A topical issue is whether diesel power will still be relevant in the future. Climate trends are now demanding that all users of power employ tactics to reduce harmful emissions that impact the environment, and renewable energy solutions are advancing beyond the infancy stage of the technology lifecycle in Southern Africa.
Nalen Alwar, Projects Sales Manager for Cummins Power Generation Southern Africa, points out that diesel fuel is still by far the most widely-used fuel source, especially in developing nations and emerging markets.
“Diesel power is still the mainstay solution for operational resilience and industrialisation in remote areas. Significant technology improvements have been made towards reduction in capital, operating costs and environmental stewardship,” states Alwar.
Efficiency of diesel
The efficiency of a diesel engine is most directly tied to combustion rate – the degree to which the fuel is completely burned during ignition. This is typically a function of how finely and evenly dispersed the fuel is during injection into the combustion chamber.
Turbocharging, which forces excess air into the chamber, also improves the combustion rate, which is why two-stage turbocharging, with intercooling between the stages, is now common for diesel gensets.
Alwar explains that a Modular Common Rail System (MCRS) enables diesel engines to achieve exceptionally low fuel consumption for their power output. The MCRS injectors are capable of extremely high-pressure injection, which leads to a reduction in particulate matter emissions. This method replaces traditional mechanical injection with electronically-controlled multiple high-pressure injections during each combustion cycle.
Rather than rely on separate injectors controlled by a camshaft, it uses a single system that supplies all the injectors in the engine with a common source of fuel. This allows much higher fuel pressures than a mechanical injection system, which maximises vaporisation of the fuel, and thus combustion rate. Modern high-pressure common-rail diesel fuel systems allow for much higher fuel pressures, and much more precise and flexible injection of fuel into the combustion chamber.
Meeting international environmental standards
To meet Tier 4 low-emission standards as set out by the US government’s Environmental Protection Agency (EPA), Selective Catalytic Reduction (SCR) technology has been used successfully on new Cummins diesel gensets to reduce NOx emissions by as much as 95%. Another method often used with SCR is exhaust-gas recirculation, which sends part of the exhaust gases back to the combustion chamber. This lowers the adiabatic flame temperature, allowing for lower temperature combustion and reduced NOx production. SCR also results in 5% more fuel efficiency.

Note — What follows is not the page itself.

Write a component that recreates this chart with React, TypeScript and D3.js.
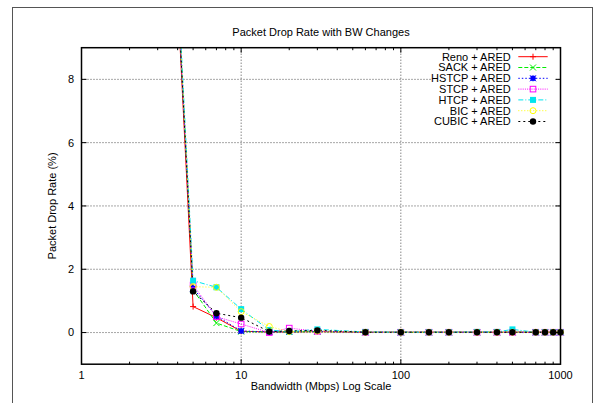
import React from "react";
import * as d3 from "d3";

const bandwidths = [4, 5, 7, 10, 15, 20, 30, 60, 100, 150, 200, 300, 400, 500, 700, 800, 900, 1000];
const reno = [10.6, 0.82, 0.47, 0.04, 0.02, 0.02, 0.03, 0.01, 0.01, 0.01, 0.01, 0.01, 0.01, 0.01, 0.01, 0.01, 0.01, 0.01];
const sack = [10.8, 1.35, 0.3, 0.03, 0.02, 0.02, 0.03, 0.01, 0.01, 0.01, 0.01, 0.01, 0.01, 0.01, 0.01, 0.01, 0.01, 0.01];
const hstcp = [10.7, 1.4, 0.52, 0.05, 0.02, 0.02, 0.04, 0.01, 0.01, 0.01, 0.01, 0.01, 0.01, 0.01, 0.01, 0.01, 0.01, 0.01];
const stcp = [10.9, 1.5, 0.5, 0.27, 0.0, 0.14, 0.04, 0.01, 0.01, 0.01, 0.01, 0.01, 0.01, 0.01, 0.01, 0.01, 0.01, 0.01];
const htcp = [11.2, 1.64, 1.43, 0.74, 0.08, 0.03, 0.1, 0.02, 0.01, 0.01, 0.01, 0.02, 0.02, 0.1, 0.01, 0.01, 0.01, 0.01];
const bic = [11.0, 1.45, 1.43, 0.66, 0.19, 0.03, 0.05, 0.01, 0.01, 0.01, 0.01, 0.01, 0.01, 0.01, 0.01, 0.01, 0.01, 0.01];
const cubic = [10.8, 1.3, 0.61, 0.47, 0.03, 0.05, 0.07, 0.01, 0.01, 0.01, 0.01, 0.01, 0.01, 0.01, 0.01, 0.01, 0.01, 0.01];

const seriesNames = ["Reno + ARED", "SACK + ARED", "HSTCP + ARED", "STCP + ARED", "HTCP + ARED", "BIC + ARED", "CUBIC + ARED"];
const seriesValues = [reno, sack, hstcp, stcp, htcp, bic, cubic];
const seriesColors = ["#ff0000", "#00ee00", "#0000ff", "#ff00ff", "#00e5ee", "#ffff00", "#000000"];
const seriesDash = ["none", "4,2", "1.5,2", "1,1.2", "5,2,1,2", "1,2", "2,3"];
const seriesMarker = ["plus", "cross", "star", "square", "fsquare", "circle", "fcircle"];

const xTicks = [1, 10, 100, 1000];
const yTicks = [0, 2, 4, 6, 8];

const title = "Packet Drop Rate with BW Changes";
const xLabel = "Bandwidth (Mbps) Log Scale";
const yLabel = "Packet Drop Rate (%)";

const W = 595;
const H = 403;
const L = 81.5, R = 560.5, T = 47.7, B = 364.2;
const FONT = "'Liberation Sans', Arial, Helvetica, sans-serif";

function Marker({ type, x, y, color }: { type: string; x: number; y: number; color: string }) {
  const s = 3;
  switch (type) {
    case "plus":
      return <path d={`M${x - s},${y}H${x + s}M${x},${y - s}V${y + s}`} stroke={color} strokeWidth={1} fill="none" />;
    case "cross":
      return <path d={`M${x - s},${y - s}L${x + s},${y + s}M${x - s},${y + s}L${x + s},${y - s}`} stroke={color} strokeWidth={1} fill="none" />;
    case "star":
      return (
        <g>
          <rect x={x - 2.5} y={y - 2.5} width={5} height={5} fill={color} />
          <path d={`M${x - s},${y - s}L${x + s},${y + s}M${x - s},${y + s}L${x + s},${y - s}M${x - s},${y}H${x + s}M${x},${y - s}V${y + s}`} stroke={color} strokeWidth={1} fill="none" />
        </g>
      );
    case "square":
      return <rect x={x - 2.8} y={y - 2.8} width={5.6} height={5.6} fill="none" stroke={color} strokeWidth={1} />;
    case "fsquare":
      return <rect x={x - 3} y={y - 3} width={6} height={6} fill={color} />;
    case "circle":
      return <circle cx={x} cy={y} r={3} fill="none" stroke={color} strokeWidth={1} />;
    case "fcircle":
      return <circle cx={x} cy={y} r={3.2} fill={color} />;
  }
  return null;
}

export default function App() {
  const x = d3.scaleLog().domain([1, 1000]).range([L, R]);
  const y = d3.scaleLinear().domain([-1, 9]).range([B, T]);

  const minorTicks: number[] = [];
  for (let d = 1; d < 1000; d *= 10) for (let k = 2; k <= 9; k++) minorTicks.push(d * k);

  const line = d3
    .line<number>()
    .x((_, i) => x(bandwidths[i]))
    .y((v) => y(v));

  const legendY0 = 56.7;
  const legendStep = 10.8;

  return (
    <div style={{ position: "fixed", left: 0, top: 0 }}>
      <svg width={W} height={H} style={{ display: "block", background: "#fff" }} fontFamily={FONT}>
        <defs>
          <clipPath id="plotclip">
            <rect x={L} y={T} width={R - L} height={B - T} />
          </clipPath>
        </defs>
        <rect x={12.5} y={7.5} width={580} height={H} fill="none" stroke="#555" strokeWidth={1} />

        {/* grid */}
        {xTicks.slice(1, -1).map((t) => (
          <line key={"gx" + t} x1={x(t)} x2={x(t)} y1={T} y2={B} stroke="#222" strokeWidth={0.8} strokeDasharray="1,2" />
        ))}
        {yTicks.map((t) => (
          <line key={"gy" + t} x1={L} x2={R} y1={y(t)} y2={y(t)} stroke="#222" strokeWidth={0.8} strokeDasharray="1,2" />
        ))}

        {/* series */}
        <g clipPath="url(#plotclip)">
          {seriesValues.map((vals, si) => (
            <path
              key={"l" + si}
              d={line(vals) || ""}
              fill="none"
              stroke={seriesColors[si]}
              strokeWidth={1}
              strokeDasharray={seriesDash[si]}
            />
          ))}
        </g>
        {seriesValues.map((vals, si) => (
          <g key={"m" + si}>
            {vals.map((v, i) =>
              v <= 9 && v >= -1 ? (
                <Marker key={i} type={seriesMarker[si]} x={x(bandwidths[i])} y={y(v)} color={seriesColors[si]} />
              ) : null
            )}
          </g>
        ))}

        {/* legend */}
        <rect x={432} y={50} width={124} height={77} fill="#fff" />
        {seriesNames.map((name, si) => {
          const ly = legendY0 + si * legendStep;
          return (
            <g key={"lg" + si}>
              <text x={510.7} y={ly} dy="0.35em" textAnchor="end" fontSize={11} fill="#000">
                {name}
              </text>
              <line x1={518.3} x2={547.7} y1={ly} y2={ly} stroke={seriesColors[si]} strokeWidth={1} strokeDasharray={seriesDash[si]} />
              <Marker type={seriesMarker[si]} x={533} y={ly} color={seriesColors[si]} />
            </g>
          );
        })}

        {/* ticks */}
        {xTicks.map((t) => (
          <g key={"tx" + t}>
            <line x1={x(t)} x2={x(t)} y1={B} y2={B - 5} stroke="#000" />
            <line x1={x(t)} x2={x(t)} y1={T} y2={T + 5} stroke="#000" />
            <text x={x(t)} y={379} textAnchor="middle" fontSize={11} fill="#000">
              {t}
            </text>
          </g>
        ))}
        {minorTicks.map((t) => (
          <g key={"mx" + t}>
            <line x1={x(t)} x2={x(t)} y1={B} y2={B - 2.5} stroke="#000" />
            <line x1={x(t)} x2={x(t)} y1={T} y2={T + 2.5} stroke="#000" />
          </g>
        ))}
        {yTicks.map((t) => (
          <g key={"ty" + t}>
            <line x1={L} x2={L + 5} y1={y(t)} y2={y(t)} stroke="#000" />
            <line x1={R} x2={R - 5} y1={y(t)} y2={y(t)} stroke="#000" />
            <text x={74} y={y(t)} dy="0.35em" textAnchor="end" fontSize={11} fill="#000">
              {t}
            </text>
          </g>
        ))}

        {/* border */}
        <rect x={L} y={T} width={R - L} height={B - T} fill="none" stroke="#000" strokeWidth={1.5} />

        {/* labels */}
        <text x={(L + R) / 2} y={36} textAnchor="middle" fontSize={11} fill="#000">
          {title}
        </text>
        <text x={(L + R) / 2} y={390} textAnchor="middle" fontSize={11} fill="#000">
          {xLabel}
        </text>
        <text
          transform={`translate(55.5,${(T + B) / 2}) rotate(-90)`}
          textAnchor="middle"
          fontSize={11}
          fill="#000"
        >
          {yLabel}
        </text>
      </svg>
    </div>
  );
}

With diesel gensets typically representing either emergency generation or generation where there may be no grid power to fall back on, these are critical considerations. Oil-management systems that replenish oil automatically, based on engine-load factors, fuel filtrations systems with enhanced durability, high-pressure fuel systems and prognostic capabilities, are other improvements that reduce operating costs.
A typical scheme could comprise renewable power generation sources such as wind and solar. However, Alwar believes that these pose challenges to system reliability and performance, given their inherent intermittent contribution and associated disturbances.
Manufacturers of diesel gensets are making steady technological gains that reduce capital intensity and emission levels, and enhance power output and efficiency. Diesel-generated power is still likely to feature on its own or incorporated into hybrid solutions for many more years.